Due to the continuing overwhelming response to its EPIC Comics open submissions call, Marvel Comics is temporarily suspending acceptance of any new EPIC submissions.

“The response has simply been incredible, and because of the high volume of pitches we’re still receiving, we’re no longer going to be able to evaluate them and respond to aspiring creators in a fair and reasonable time frame,” explained EPIC editor Teresa Focarile. “Creators who have taken the time and energy to go through the submission process are entitled to a timely response.

“Now that we realize the level of response and the kind of commitment these projects require, we are going to restructure the EPIC process across all editorial offices and implement some new procedures that will hopefully have us back on track before too long.”

“Meanwhile, the early results have been extremely positive, and we’ve already found new talent whose Epic projects fans will not only see in 2004, but who are also working on and pitching for projects within the regular Marvel editorial offices, like John Jackson Miller, writer of his own EPIC series Crimson Dynamo and premiering this month as the new regular IRON MAN writer.”

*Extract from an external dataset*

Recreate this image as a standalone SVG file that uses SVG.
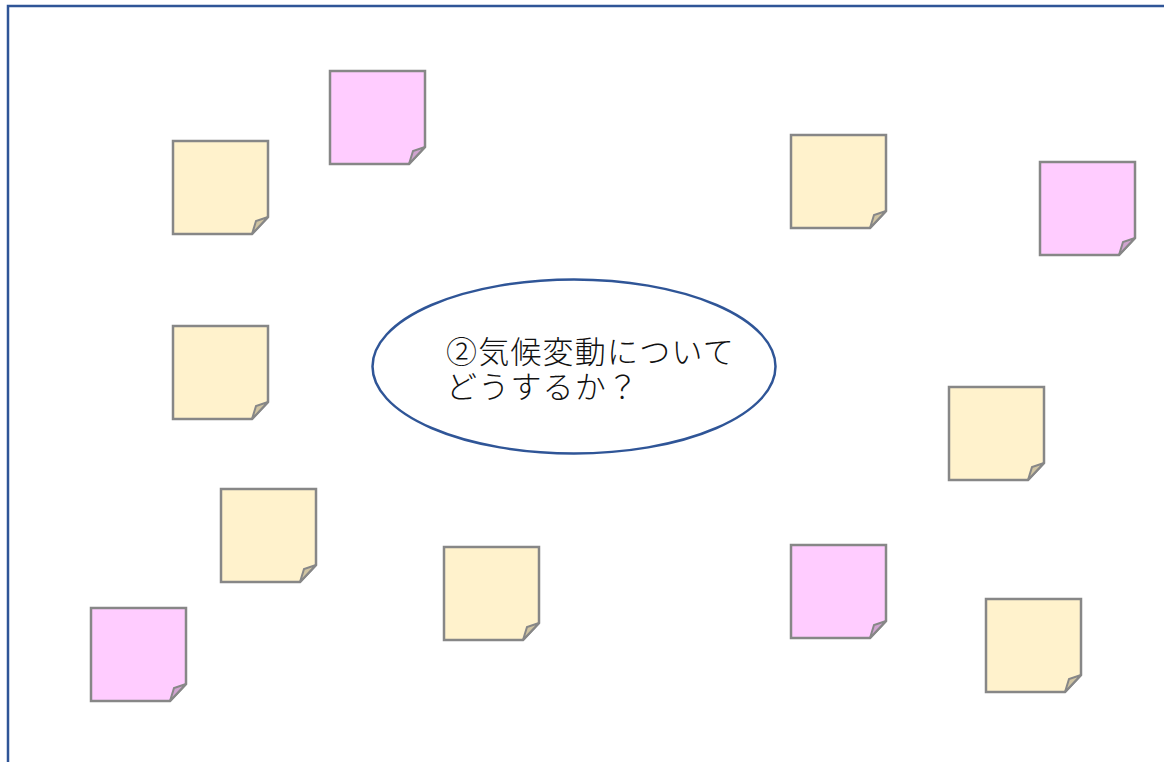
<svg xmlns="http://www.w3.org/2000/svg" width="1164" height="762" viewBox="0 0 1164 762">
<defs>
<style>
.body{stroke:#878787;stroke-width:2.5;stroke-linejoin:miter}
.fold{stroke:#878787;stroke-width:2;stroke-linejoin:miter}
.y .body{fill:#fff2cc}
.p .body{fill:#ffccff}
.y .fold{fill:#d0c4a2}
.p .fold{fill:#d0a3d0}
.lbl{font-family:"Noto Sans CJK JP","Noto Sans CJK SC",sans-serif;font-size:31px;font-weight:300;letter-spacing:1.2px;fill:#111}
</style>
</defs>
<rect width="1164" height="762" fill="#fff"/>
<g id="frame">
<path d="M8,762 V6 H1164" fill="none" stroke="#2f5597" stroke-width="2.5"/>
</g>
<g id="note1" class="y" transform="translate(173,141)"><path class="body" d="M0,0 H95 V76 L79,93 H0 Z"/><path class="fold" d="M79,93 L83,80 L95,76 Z"/></g>
<g id="note2" class="p" transform="translate(330,71)"><path class="body" d="M0,0 H95 V76 L79,93 H0 Z"/><path class="fold" d="M79,93 L83,80 L95,76 Z"/></g>
<g id="note3" class="y" transform="translate(791,135)"><path class="body" d="M0,0 H95 V76 L79,93 H0 Z"/><path class="fold" d="M79,93 L83,80 L95,76 Z"/></g>
<g id="note4" class="p" transform="translate(1040,162)"><path class="body" d="M0,0 H95 V76 L79,93 H0 Z"/><path class="fold" d="M79,93 L83,80 L95,76 Z"/></g>
<g id="note5" class="y" transform="translate(173,326)"><path class="body" d="M0,0 H95 V76 L79,93 H0 Z"/><path class="fold" d="M79,93 L83,80 L95,76 Z"/></g>
<g id="note6" class="y" transform="translate(949,387)"><path class="body" d="M0,0 H95 V76 L79,93 H0 Z"/><path class="fold" d="M79,93 L83,80 L95,76 Z"/></g>
<g id="note7" class="y" transform="translate(221,489)"><path class="body" d="M0,0 H95 V76 L79,93 H0 Z"/><path class="fold" d="M79,93 L83,80 L95,76 Z"/></g>
<g id="note8" class="y" transform="translate(444,547)"><path class="body" d="M0,0 H95 V76 L79,93 H0 Z"/><path class="fold" d="M79,93 L83,80 L95,76 Z"/></g>
<g id="note9" class="p" transform="translate(791,545)"><path class="body" d="M0,0 H95 V76 L79,93 H0 Z"/><path class="fold" d="M79,93 L83,80 L95,76 Z"/></g>
<g id="note10" class="y" transform="translate(986,599)"><path class="body" d="M0,0 H95 V76 L79,93 H0 Z"/><path class="fold" d="M79,93 L83,80 L95,76 Z"/></g>
<g id="note11" class="p" transform="translate(91,608)"><path class="body" d="M0,0 H95 V76 L79,93 H0 Z"/><path class="fold" d="M79,93 L83,80 L95,76 Z"/></g>
<g id="topic">
<ellipse cx="574" cy="366.5" rx="201.5" ry="87" fill="#fff" stroke="#2f5597" stroke-width="2.5"/>
<text class="lbl"><tspan x="446" y="363">②気候変動について</tspan><tspan x="446" y="398">どうするか？</tspan></text>
</g>
<g id="connectors"/>
</svg>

While new EPIC Comics submissions are no longer being accepted for now, Marvel reminds creators that they ARE STILL looking for new writers on an ongoing basis, and the standard submission options are still in place. Details can be found at Marvel.com at http://www.marvel.com/about/submissions_guide .

In addition to getting the opportunity to pitch for new projects, writers found though this process may also be showcased in two new, ongoing bimonthly titles premiering in early 2004 – SPIDER-MAN UNLIMITED and X-MEN UNLIMITED. Each title will feature 2 stories debuting new writers teamed with established artists telling stories about Marvel’s biggest icons.

“We’re still seeking and developing new talent and have created showcases just for these new writers, and just for the time being we’re scaling down the EPIC process to give aspiring creators the attention and professional response they merit,” concluded Focarile.